Starting at the first line of the data, print each line verbatim up to and including the line bearing "const meanF = [-0.020, 0.287, 0.248];", omitting pictures.
^^^^^^^^
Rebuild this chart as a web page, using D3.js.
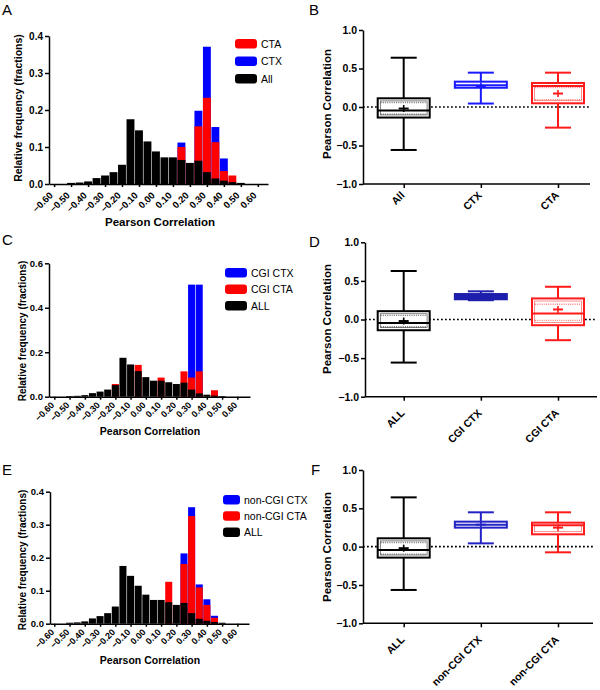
<!DOCTYPE html>
<html><head><meta charset="utf-8">
<script src="https://cdn.jsdelivr.net/npm/d3@7"></script>
<style>
body{margin:0;background:#fff}
svg{display:block}
text{font-family:"Liberation Sans",Arial,sans-serif}
</style>
</head><body>
<svg id="c" width="600" height="690"></svg>
<script>
// ---------- DATA ----------
const binCenters = [-0.50,-0.45,-0.40,-0.35,-0.30,-0.25,-0.20,-0.15,-0.10,-0.05,0.00,0.05,0.10,0.15,0.20,0.25,0.30,0.35,0.40,0.45,0.50];
const histTicks = [-0.60,-0.50,-0.40,-0.30,-0.20,-0.10,0.00,0.10,0.20,0.30,0.40,0.50,0.60];

const allFreq    = [0.003,0.004,0.007,0.016,0.023,0.032,0.052,0.175,0.145,0.115,0.088,0.072,0.072,0.065,0.057,0.063,0.032,0.015,0.009,0.005,0.003];
// Panel A
const ctaFreqA   = [0,0,0,0,0,0,0,0,0,0,0,0,0,0.100,0,0.156,0.233,0.113,0.035,0.023,0];
const ctxFreqA   = [0,0,0,0,0,0,0,0,0,0,0,0,0,0.112,0,0.198,0.371,0.154,0.069,0,0];
// Panel C
const cgiCtxFreq = [0,0,0,0,0,0,0,0,0,0,0,0,0,0,0,0,0.504,0.504,0,0,0];
const cgiCtaFreq = [0,0,0,0,0,0,0.057,0,0,0.143,0,0,0.086,0,0,0.114,0.086,0.114,0,0.029,0];
// Panel E
const nonCgiCtxFreq = [0,0,0,0,0,0,0,0,0,0,0,0,0,0,0,0.213,0.353,0.119,0.074,0.024,0];
const nonCgiCtaFreq = [0,0,0,0,0,0,0,0,0,0,0,0,0,0.127,0,0.181,0.326,0.110,0.057,0.018,0];

const ticksA = [0,0.1,0.2,0.3,0.4];
const ticksC = [0,0.2,0.4,0.6];
const ticksE = [0,0.1,0.2,0.3,0.4];
const boxTicks = [-1.0,-0.5,0.0,0.5,1.0];

// Panel B
const catsB = ["All","CTX","CTA"];
const minB  = [-0.558, 0.045, -0.268];
const q1B   = [-0.137, 0.250, 0.048];
const medB  = [-0.045, 0.282, 0.273];
const q3B   = [ 0.113, 0.329, 0.312];
const maxB  = [ 0.640, 0.446, 0.446];
const meanB = [-0.020, 0.272, 0.175];
// Panel D
const catsD = ["ALL","CGI CTX","CGI CTA"];
const minD  = [-0.558, 0.250, -0.268];
const q1D   = [-0.139, 0.262, -0.074];
const medD  = [-0.045, 0.295, 0.078];
const q3D   = [ 0.108, 0.330, 0.273];
const maxD  = [ 0.628, 0.365, 0.424];
const meanD = [-0.020, 0.300, 0.130];
// Panel F
const catsF = ["ALL","non-CGI CTX","non-CGI CTA"];
const minF  = [-0.565, 0.043, -0.074];
const q1F   = [-0.143, 0.248, 0.161];
const medF  = [-0.043, 0.287, 0.278];
const q3F   = [ 0.109, 0.326, 0.313];
const maxF  = [ 0.643, 0.448, 0.448];
const meanF = [-0.020, 0.287, 0.248];

// ---------- DRAW ----------
const svg = d3.select("#c");
const RED = "#ff0000", BLUE = "#0000ff", BLACK = "#000000";

function letter(t, x, y){
  svg.append("text").attr("x",x).attr("y",y).attr("font-size",15).text(t);
}

function histPanel(cfg){
  const g = svg.append("g");
  const x = d3.scaleLinear().domain(cfg.xDomain).range([cfg.left, cfg.right]);
  const y = d3.scaleLinear().domain([0, cfg.yMax]).range([cfg.bottom, cfg.top]);
  const bw = x(0.05) - x(0);
  cfg.series.forEach(s => {
    const d = binCenters.map((c,i)=>({c:c, v:s.values[i]})).filter(e=>e.v>0);
    g.append("g").selectAll("rect").data(d).enter().append("rect")
      .attr("x", e=>x(e.c)-bw/2+0.3).attr("width", bw-0.6)
      .attr("y", e=>y(e.v)).attr("height", e=>y(0)-y(e.v))
      .attr("fill", s.color);
  });
  const ya = g.append("g").attr("transform",`translate(${cfg.left},0)`)
    .call(d3.axisLeft(y).tickValues(cfg.yTicks).tickFormat(d3.format(".1f")).tickSize(4).tickSizeOuter(0).tickPadding(2));
  ya.selectAll("text").attr("font-size",cfg.tickFont+0.5).attr("font-weight","bold").attr("font-family","Liberation Sans, Arial, sans-serif");
  const xa = g.append("g").attr("transform",`translate(0,${cfg.bottom})`)
    .call(d3.axisBottom(x).tickValues(histTicks).tickFormat(d3.format(".2f")).tickSize(3).tickSizeOuter(0));
  xa.selectAll("text").attr("font-size",cfg.tickFont).attr("font-weight","bold")
    .attr("font-family","Liberation Sans, Arial, sans-serif")
    .attr("x",0).attr("y",0).attr("dy",0)
    .attr("transform",`translate(${cfg.lblDx},${cfg.lblDy}) rotate(-45)`).style("text-anchor","end");
  [ya,xa].forEach(a=>{a.selectAll("path,line").attr("stroke","#000").attr("stroke-width",1.5);});
  g.append("text").attr("transform",`translate(${cfg.yTitleX},${cfg.yTitleY}) rotate(-90)`)
    .attr("text-anchor","middle").attr("font-size",cfg.titleFont).attr("font-weight","bold")
    .text("Relative frequency (fractions)");
  g.append("text").attr("x",cfg.xTitleX).attr("y",cfg.xTitleY)
    .attr("text-anchor","middle").attr("font-size",cfg.xTitleFont).attr("font-weight","bold")
    .text("Pearson Correlation");
  cfg.legend.forEach((l,i)=>{
    const ly = cfg.legY + i*cfg.legStep;
    g.append("rect").attr("x",cfg.legX).attr("y",ly).attr("width",cfg.legW).attr("height",9.5)
      .attr("rx",3).attr("fill",l.color);
    g.append("text").attr("x",cfg.legX+cfg.legW+4).attr("y",ly+8.5).attr("font-size",10.5).text(l.name);
  });
}

function boxPanel(cfg){
  const g = svg.append("g");
  const x = d3.scalePoint().domain(cfg.cats).range([403.7, 558]);
  const y = d3.scaleLinear().domain([-1,1]).range([cfg.bottom, cfg.top]);
  g.append("line").attr("x1",cfg.left).attr("x2",cfg.right).attr("y1",y(0)).attr("y2",y(0))
    .attr("stroke","#000").attr("stroke-width",1.6).attr("stroke-dasharray","1.8,2.2");
  const bw = 52, cw = 26;
  cfg.cats.forEach((c,i)=>{
    const cx = x(c), col = cfg.colors[i];
    const gb = g.append("g");
    gb.append("line").attr("x1",cx).attr("x2",cx).attr("y1",y(cfg.max[i])).attr("y2",y(cfg.q3[i]))
      .attr("stroke",col).attr("stroke-width",2);
    gb.append("line").attr("x1",cx).attr("x2",cx).attr("y1",y(cfg.q1[i])).attr("y2",y(cfg.min[i]))
      .attr("stroke",col).attr("stroke-width",2);
    [cfg.max[i], cfg.min[i]].forEach(v=>{
      gb.append("line").attr("x1",cx-cw/2).attr("x2",cx+cw/2).attr("y1",y(v)).attr("y2",y(v))
        .attr("stroke",col).attr("stroke-width",2);
    });
    const top = y(cfg.q3[i]), bot = y(cfg.q1[i]);
    const solid = cfg.solid[i];
    gb.append("rect").attr("x",cx-bw/2).attr("y",top).attr("width",bw).attr("height",bot-top)
      .attr("fill", solid ? col : "#fff").attr("stroke",col).attr("stroke-width",2);
    if(!solid){
      if(bot-top > 7){
        gb.append("rect").attr("x",cx-bw/2+2.6).attr("y",top+2.6).attr("width",bw-5.2).attr("height",bot-top-5.2)
          .attr("fill","none").attr("stroke",col).attr("stroke-width",0.7).attr("stroke-opacity",0.7);
        if(cfg.dots[i]){
          [0.22,0.82].forEach(f=>{
            const yy = top + (bot-top)*f;
            gb.append("line").attr("x1",cx-bw/2+3).attr("x2",cx+bw/2-3).attr("y1",yy).attr("y2",yy)
              .attr("stroke",col).attr("stroke-width",1.4).attr("stroke-dasharray","1,1.2").attr("stroke-opacity",0.55);
          });
        }
      } else {
        gb.append("line").attr("x1",cx-bw/2+2).attr("x2",cx+bw/2-2).attr("y1",(top+bot)/2-1).attr("y2",(top+bot)/2-1)
          .attr("stroke","#fff").attr("stroke-width",0.9);
      }
    }
    gb.append("line").attr("x1",cx-bw/2).attr("x2",cx+bw/2).attr("y1",y(cfg.med[i])).attr("y2",y(cfg.med[i]))
      .attr("stroke",col).attr("stroke-width",2);
    const my = y(cfg.mean[i]);
    gb.append("line").attr("x1",cx-5).attr("x2",cx+5).attr("y1",my).attr("y2",my).attr("stroke",col).attr("stroke-width",2);
    gb.append("line").attr("x1",cx).attr("x2",cx).attr("y1",my-3.5).attr("y2",my+3.5).attr("stroke",col).attr("stroke-width",1.6);
  });
  const ya = g.append("g").attr("transform",`translate(${cfg.left},0)`)
    .call(d3.axisLeft(y).tickValues(boxTicks).tickFormat(d3.format(".1f")).tickSize(4).tickSizeOuter(0).tickPadding(2));
  ya.selectAll("text").attr("font-size",10.5).attr("font-weight","bold").attr("font-family","Liberation Sans, Arial, sans-serif");
  const xa = g.append("g").attr("transform",`translate(0,${cfg.bottom})`);
  xa.append("line").attr("x1",cfg.left).attr("x2",cfg.right).attr("y1",0).attr("y2",0).attr("stroke","#000").attr("stroke-width",1.5);
  xa.call(d3.axisBottom(x).tickSize(4).tickSizeOuter(0));
  xa.select("path.domain").remove();
  xa.selectAll("text").attr("font-size",10.5).attr("font-weight","bold").attr("font-family","Liberation Sans, Arial, sans-serif")
    .attr("x",0).attr("y",0).attr("dy",0)
    .attr("transform",`translate(1,${cfg.lblDy}) rotate(-45)`).style("text-anchor","end");
  [ya,xa].forEach(a=>{a.selectAll("path,line").attr("stroke","#000").attr("stroke-width",1.5);});
  g.append("text").attr("transform",`translate(${cfg.yTitleX},${cfg.yTitleY}) rotate(-90)`)
    .attr("text-anchor","middle").attr("font-size",11.5).attr("font-weight","bold").text("Pearson Correlation");
}

// A
histPanel({left:49,right:268,top:36,bottom:184,xDomain:[-0.63,0.66],yMax:0.4,yTicks:ticksA,
  tickFont:9.5,titleFont:10.5,xTitleFont:11.5,lblDx:-1,lblDy:12,
  yTitleX:22,yTitleY:108,xTitleX:160,xTitleY:226,
  series:[{values:ctxFreqA,color:BLUE},{values:ctaFreqA,color:RED},{values:allFreq,color:BLACK}],
  legend:[{name:"CTA",color:RED},{name:"CTX",color:BLUE},{name:"All",color:BLACK}],
  legX:235,legY:39,legStep:17.5,legW:22});
// C
histPanel({left:49,right:250,top:263.3,bottom:396.7,xDomain:[-0.635,0.683],yMax:0.6,yTicks:ticksC,
  tickFont:9,titleFont:10,xTitleFont:10.5,lblDx:0,lblDy:9,
  yTitleX:26,yTitleY:331,xTitleX:150,xTitleY:435,
  series:[{values:cgiCtxFreq,color:BLUE},{values:cgiCtaFreq,color:RED},{values:allFreq,color:BLACK}],
  legend:[{name:"CGI CTX",color:BLUE},{name:"CGI CTA",color:RED},{name:"ALL",color:BLACK}],
  legX:225,legY:268,legStep:16.5,legW:22});
// E
histPanel({left:50,right:249,top:491.7,bottom:623.7,xDomain:[-0.628,0.676],yMax:0.4,yTicks:ticksE,
  tickFont:9,titleFont:10,xTitleFont:10.5,lblDx:0,lblDy:9,
  yTitleX:26,yTitleY:560,xTitleX:150,xTitleY:664,
  series:[{values:nonCgiCtxFreq,color:BLUE},{values:nonCgiCtaFreq,color:RED},{values:allFreq,color:BLACK}],
  legend:[{name:"non-CGI CTX",color:BLUE},{name:"non-CGI CTA",color:RED},{name:"ALL",color:BLACK}],
  legX:223,legY:495,legStep:16.3,legW:17});

// B
boxPanel({left:363,right:590,top:30,bottom:184,cats:catsB,min:minB,q1:q1B,med:medB,q3:q3B,max:maxB,mean:meanB,
  colors:["#000","#1a1aff","#ff1a1a"],solid:[false,false,false],dots:[true,false,true],
  lblDy:12,yTitleX:331,yTitleY:104});
// D
boxPanel({left:365,right:597,top:242.3,bottom:396.7,cats:catsD,min:minD,q1:q1D,med:medD,q3:q3D,max:maxD,mean:meanD,
  colors:["#000","#1f1fae","#ff1a1a"],solid:[false,true,false],dots:[true,false,true],
  lblDy:17,yTitleX:331,yTitleY:319});
// F
boxPanel({left:363,right:593,top:470,bottom:623.3,cats:catsF,min:minF,q1:q1F,med:medF,q3:q3F,max:maxF,mean:meanF,
  colors:["#000","#2424c4","#ff1a1a"],solid:[false,false,false],dots:[true,false,false],
  lblDy:17,yTitleX:331,yTitleY:547});

letter("A",2,15); letter("B",309,15);
letter("C",2,245); letter("D",309,247);
letter("E",2,475); letter("F",311,475);
</script>
</body></html>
^^^^^^^^
**RESULT:**
Rebuild this chart as a web page, using D3.js.
<!DOCTYPE html>
<html><head><meta charset="utf-8">
<script src="https://cdn.jsdelivr.net/npm/d3@7"></script>
<style>
body{margin:0;background:#fff}
svg{display:block}
text{font-family:"Liberation Sans",Arial,sans-serif}
</style>
</head><body>
<svg id="c" width="600" height="690"></svg>
<script>
// ---------- DATA ----------
const binCenters = [-0.50,-0.45,-0.40,-0.35,-0.30,-0.25,-0.20,-0.15,-0.10,-0.05,0.00,0.05,0.10,0.15,0.20,0.25,0.30,0.35,0.40,0.45,0.50];
const histTicks = [-0.60,-0.50,-0.40,-0.30,-0.20,-0.10,0.00,0.10,0.20,0.30,0.40,0.50,0.60];

const allFreq    = [0.003,0.004,0.007,0.016,0.023,0.032,0.052,0.175,0.145,0.115,0.088,0.072,0.072,0.065,0.057,0.063,0.032,0.015,0.009,0.005,0.003];
// Panel A
const ctaFreqA   = [0,0,0,0,0,0,0,0,0,0,0,0,0,0.100,0,0.156,0.233,0.113,0.035,0.023,0];
const ctxFreqA   = [0,0,0,0,0,0,0,0,0,0,0,0,0,0.112,0,0.198,0.371,0.154,0.069,0,0];
// Panel C
const cgiCtxFreq = [0,0,0,0,0,0,0,0,0,0,0,0,0,0,0,0,0.504,0.504,0,0,0];
const cgiCtaFreq = [0,0,0,0,0,0,0.057,0,0,0.143,0,0,0.086,0,0,0.114,0.086,0.114,0,0.029,0];
// Panel E
const nonCgiCtxFreq = [0,0,0,0,0,0,0,0,0,0,0,0,0,0,0,0.213,0.353,0.119,0.074,0.024,0];
const nonCgiCtaFreq = [0,0,0,0,0,0,0,0,0,0,0,0,0,0.127,0,0.181,0.326,0.110,0.057,0.018,0];

const ticksA = [0,0.1,0.2,0.3,0.4];
const ticksC = [0,0.2,0.4,0.6];
const ticksE = [0,0.1,0.2,0.3,0.4];
const boxTicks = [-1.0,-0.5,0.0,0.5,1.0];

// Panel B
const catsB = ["All","CTX","CTA"];
const minB  = [-0.558, 0.045, -0.268];
const q1B   = [-0.137, 0.250, 0.048];
const medB  = [-0.045, 0.282, 0.273];
const q3B   = [ 0.113, 0.329, 0.312];
const maxB  = [ 0.640, 0.446, 0.446];
const meanB = [-0.020, 0.272, 0.175];
// Panel D
const catsD = ["ALL","CGI CTX","CGI CTA"];
const minD  = [-0.558, 0.250, -0.268];
const q1D   = [-0.139, 0.262, -0.074];
const medD  = [-0.045, 0.295, 0.078];
const q3D   = [ 0.108, 0.330, 0.273];
const maxD  = [ 0.628, 0.365, 0.424];
const meanD = [-0.020, 0.300, 0.130];
// Panel F
const catsF = ["ALL","non-CGI CTX","non-CGI CTA"];
const minF  = [-0.565, 0.043, -0.074];
const q1F   = [-0.143, 0.248, 0.161];
const medF  = [-0.043, 0.287, 0.278];
const q3F   = [ 0.109, 0.326, 0.313];
const maxF  = [ 0.643, 0.448, 0.448];
const meanF = [-0.020, 0.287, 0.248];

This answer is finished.